Pus-me a pensar nas ervas daninhas, que prejudicam, causam dano. Resolvi esclarecer uma caracterização que me acompanhava desde a escola primária e da relação quotidiana: nascem espontaneamente em local e momento indesejados, podendo interferir negativamente na agricultura. São invasoras, de crescimento rápido, bem adaptadas ao clima, detentoras de longevidade, mas consideradas em muitos casos uma praga no âmbito do que o homem pretende. Isto porque, em contrapartida, as consideradas ervas daninhas também podem ser utilizadas a favor do homem para curas com chás, como dente de leão, beldroega, cavalinha, urtiga e outras que se tornam úteis… Mas como não estou aqui para fazer um estudo de botânica, não vou esgotar a nomeação de ervas daninhas.

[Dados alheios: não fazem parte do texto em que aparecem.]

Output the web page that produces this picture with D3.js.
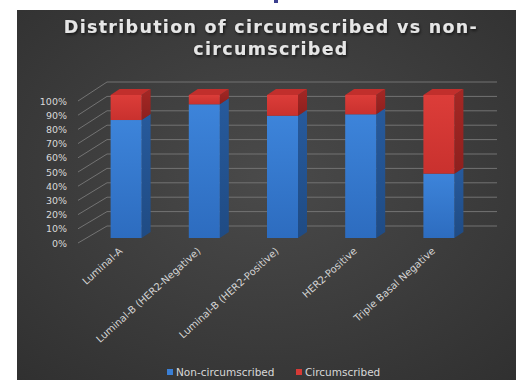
<!DOCTYPE html>
<html>
<head>
<meta charset="utf-8">
<script src="https://cdn.jsdelivr.net/npm/d3@7"></script>
<style>
  html, body { margin: 0; padding: 0; background: #ffffff; }
  svg { display: block; }
</style>
</head>
<body>
<svg id="chart" width="516" height="380"></svg>
<script>
// Molecular subtypes and share of each margin type (percent)
const categories = [
  "Luminal-A",
  "Luminal-B (HER2-Negative)",
  "Luminal-B (HER2-Positive)",
  "HER2-Positive",
  "Triple Basal Negative"
];
const nonCircumscribed = [82.5, 93.5, 85.5, 86.5, 45];
const circumscribed = [17.5, 6.5, 14.5, 13.5, 55];
const tickValues = [0, 10, 20, 30, 40, 50, 60, 70, 80, 90, 100];
const seriesNames = ["Non-circumscribed", "Circumscribed"];

const svg = d3.select("#chart");
const defs = svg.append("defs");

// Panel background: dark radial gradient
const bg = defs.append("radialGradient").attr("id", "bg")
  .attr("cx", "50%").attr("cy", "45%").attr("r", "75%");
bg.append("stop").attr("offset", "0%").attr("stop-color", "#4a4a4a");
bg.append("stop").attr("offset", "100%").attr("stop-color", "#303030");

function vGrad(id, top, bottom) {
  const g = defs.append("linearGradient").attr("id", id)
    .attr("x1", 0).attr("y1", 0).attr("x2", 0).attr("y2", 1);
  g.append("stop").attr("offset", "0%").attr("stop-color", top);
  g.append("stop").attr("offset", "100%").attr("stop-color", bottom);
}
vGrad("blueFront", "#3d84da", "#2d6cbf");
vGrad("blueSide", "#275a9c", "#1f4b84");
vGrad("redFront", "#dc3d39", "#c9312e");
vGrad("redSide", "#a42724", "#8e201e");

const shadow = defs.append("filter").attr("id", "tshadow")
  .attr("x", "-10%").attr("y", "-30%").attr("width", "120%").attr("height", "160%");
shadow.append("feDropShadow").attr("dx", 1).attr("dy", 1.5)
  .attr("stdDeviation", 1.5).attr("flood-color", "#000").attr("flood-opacity", 0.7);

svg.append("rect").attr("x", 17).attr("y", 10).attr("width", 499).attr("height", 370)
  .attr("fill", "url(#bg)");

// small fragment at top of the page
svg.append("rect").attr("x", 274).attr("y", 0).attr("width", 4).attr("height", 3)
  .attr("fill", "#3b3f8f");

// Title
const title = svg.append("text")
  .attr("text-anchor", "middle")
  .attr("font-family", "DejaVu Sans, sans-serif")
  .attr("font-weight", "bold")
  .attr("font-size", 17.5)
  .attr("letter-spacing", 1.3)
  .attr("fill", "#e6e6e6")
  .attr("filter", "url(#tshadow)");
title.append("tspan").attr("x", 271).attr("y", 33).text("Distribution of circumscribed vs non-");
title.append("tspan").attr("x", 271).attr("y", 55).text("circumscribed");

// Scales: back wall, front (axis labels) and bar front faces
const yBack = d3.scaleLinear().domain([0, 100]).range([226, 82]);
const yFront = d3.scaleLinear().domain([0, 100]).range([243, 101]);
const yBar = d3.scaleLinear().domain([0, 100]).range([238, 95]);
const x = d3.scalePoint().domain(categories).range([87, 478]).padding(0.5);

const wallLeft = 107, wallRight = 497, frontX = 78;
const barW = 31, depthX = 9, depthY = -6;

// Gridlines: back wall and side wall
const grid = svg.append("g").attr("stroke", "#737373").attr("stroke-width", 1).attr("fill", "none");
tickValues.forEach(v => {
  grid.append("line")
    .attr("x1", wallLeft).attr("x2", wallRight)
    .attr("y1", yBack(v)).attr("y2", yBack(v));
  grid.append("line")
    .attr("x1", frontX).attr("y1", yFront(v))
    .attr("x2", wallLeft).attr("y2", yBack(v));
});

// Y axis labels
const yAxis = d3.axisLeft(yFront).tickValues(tickValues).tickFormat(d => d + "%").tickSize(0).tickPadding(0);
const yG = svg.append("g").attr("transform", "translate(67,0)").call(yAxis);
yG.select(".domain").remove();
yG.selectAll("text")
  .attr("font-family", "DejaVu Sans, sans-serif")
  .attr("font-size", 9.5)
  .attr("fill", "#d8d8d8");

// 3D stacked bars
const stack = d3.stack().keys(["non", "circ"])(
  categories.map((c, i) => ({ cat: c, non: nonCircumscribed[i], circ: circumscribed[i] }))
);
const faces = {
  non: { front: "url(#blueFront)", side: "url(#blueSide)", top: "#3270c0" },
  circ: { front: "url(#redFront)", side: "url(#redSide)", top: "#c12f2c" }
};

const bars = svg.append("g");
categories.forEach((c, i) => {
  const cx = x(c);
  const x0 = cx - barW / 2, x1 = cx + barW / 2;
  stack.forEach(layer => {
    const seg = layer[i];
    const yT = yBar(seg[1]), yB = yBar(seg[0]);
    const f = faces[layer.key];
    // side face
    bars.append("path")
      .attr("d", `M${x1},${yB} L${x1 + depthX},${yB + depthY} L${x1 + depthX},${yT + depthY} L${x1},${yT} Z`)
      .attr("fill", f.side);
    // front face
    bars.append("rect")
      .attr("x", x0).attr("y", yT).attr("width", barW).attr("height", yB - yT)
      .attr("fill", f.front);
    // top face (visible only on the uppermost segment)
    if (layer.key === "circ") {
      bars.append("path")
        .attr("d", `M${x0},${yT} L${x0 + depthX},${yT + depthY} L${x1 + depthX},${yT + depthY} L${x1},${yT} Z`)
        .attr("fill", f.top);
    }
  });
});

// Category labels, rotated
svg.append("g").selectAll("text").data(categories).join("text")
  .attr("transform", d => `translate(${x(d) - 3},${252}) rotate(-42)`)
  .attr("text-anchor", "end")
  .attr("font-family", "DejaVu Sans, sans-serif")
  .attr("font-size", 10)
  .attr("fill", "#d4d4d4")
  .text(d => d);

// Legend
const legendColors = ["#3a7fd5", "#d63a36"];
const legendX = [167, 296];
const legend = svg.append("g");
seriesNames.forEach((name, i) => {
  legend.append("rect").attr("x", legendX[i]).attr("y", 369).attr("width", 6).attr("height", 6)
    .attr("fill", legendColors[i]);
  legend.append("text").attr("x", legendX[i] + 9).attr("y", 376)
    .attr("font-family", "DejaVu Sans, sans-serif")
    .attr("font-size", 10.5)
    .attr("fill", "#d8d8d8")
    .text(name);
});
</script>
</body>
</html>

Separar o trigo do joio é uma expressão usual para expressar o mal (o joio, que cresce nos campos de trigo, semelhante ao cereal, que prejudica, pode ser mesmo perigoso como tóxico para o homem) e o bem (que é o trigo como fonte de alimento). Eis-nos, assim, perante o sentido figurado da linguagem. Uma das parábolas de Jesus no Novo Testamento fala dessa erva daninha, que é joio e prejudica o trigo, que vou transcrever com alguma adaptação:
«O reino dos céus é semelhante a um homem que semeou boa semente no seu campo. Mas enquanto os homens dormiam, veio um inimigo dele, semeou joio no meio do trigo e retirou- -se. Porém, quando a erva cresceu e deu fruto, então apareceu também o joio. Chegando os servos do dono do campo, disseram-lhe:
- Senhor, não semeaste boa semente no teu campo? pois donde vem o joio?
Respondeu-lhes:
- Homem inimigo é quem fez isso.
Os servos continuaram:
- Queres, então, que vamos arrancá-lo?
- Não, respondeu ele, para que não suceda que, tirando o joio, arranqueis juntamente com ele também o trigo. Deixai crescer ambos juntos até à ceifa; e no tempo da ceifa direi aos ceifeiros: Ajuntai primeiro o joio e atai-o em feixes para o queimar, mas recolhei o trigo no meu celeiro.» (Mateus 13:24-30)
Se a parábola conduz o ensinamento de separação dos justos e dos pecadores (e mereceria mais alargada interpretação), serve uma maior abrangência, a do bem e a do mal, numa perspectiva mais genérica. E entramos mais uma vez no sentido figurado que se envolve com ervas daninhas. Os exemplos são muitos, um sem número no mundo que vivemos neste agora. Embora de todos os tempos, o boato é uma erva bem nociva, sobretudo se pensarmos no âmbito de lutas partidárias e quando se trata de conseguir poder, não se olhando a meios para conseguir determinados fins. Há um extracto duma obra (Em Teu Ventre) de José Luís Peixoto que não resisto a transcrever: «Uma mentira é como uma semente daninha, é espontânea e sem lei, pode cair em qualquer terreno. Aí, germina à pressa, agarra-se a qualquer torrão de terra e chupa tudo o que pode, rouba tudo o que for capaz.». Na verdade, da mentira pode quase sempre nascer o boato, se essa mentira cai em terreno fértil, como é o da maldade pelo gosto sádico da maledicência e da perfídia, quase sempre ligados a hipocrisia e a inveja. A mentira repete-se de boca em boca e transforma-se em boato, que se tornou uma arma para vencer uma guerra. É o efeito das fake news, um problema sério nos nossos dias. Bem disse Aristóteles que «o menor desvio inicial da verdade multiplica-se ao infinito à medida que avança».
Quem não tenta extirpar da sua companhia alguém que trai com facilidade, que mente em prol dos seus interesses ou por simples inveja, quando descobre que se relaciona com um medíocre em quem não pode ter confiança e que por isso se torna uma erva daninha na sua vida? Trump não foi uma erva daninha enquanto presidente? Bolsonaro não é uma erva daninha?
Mas as ervas daninhas também se vencem. E há muitos homens bons, como há colheitas boas, mesmo que tenham existido ervas daninhas. Termino com Miguel Torga (Diário IV, 16 Junho 1947): «Sobretudo, não desesperar. Não cair no ódio, nem na renúncia. Ser homem no meio de carneiros, ter lógica no meio de sofismas, amar o povo no meio da retórica». É sempre bom terminar com alento.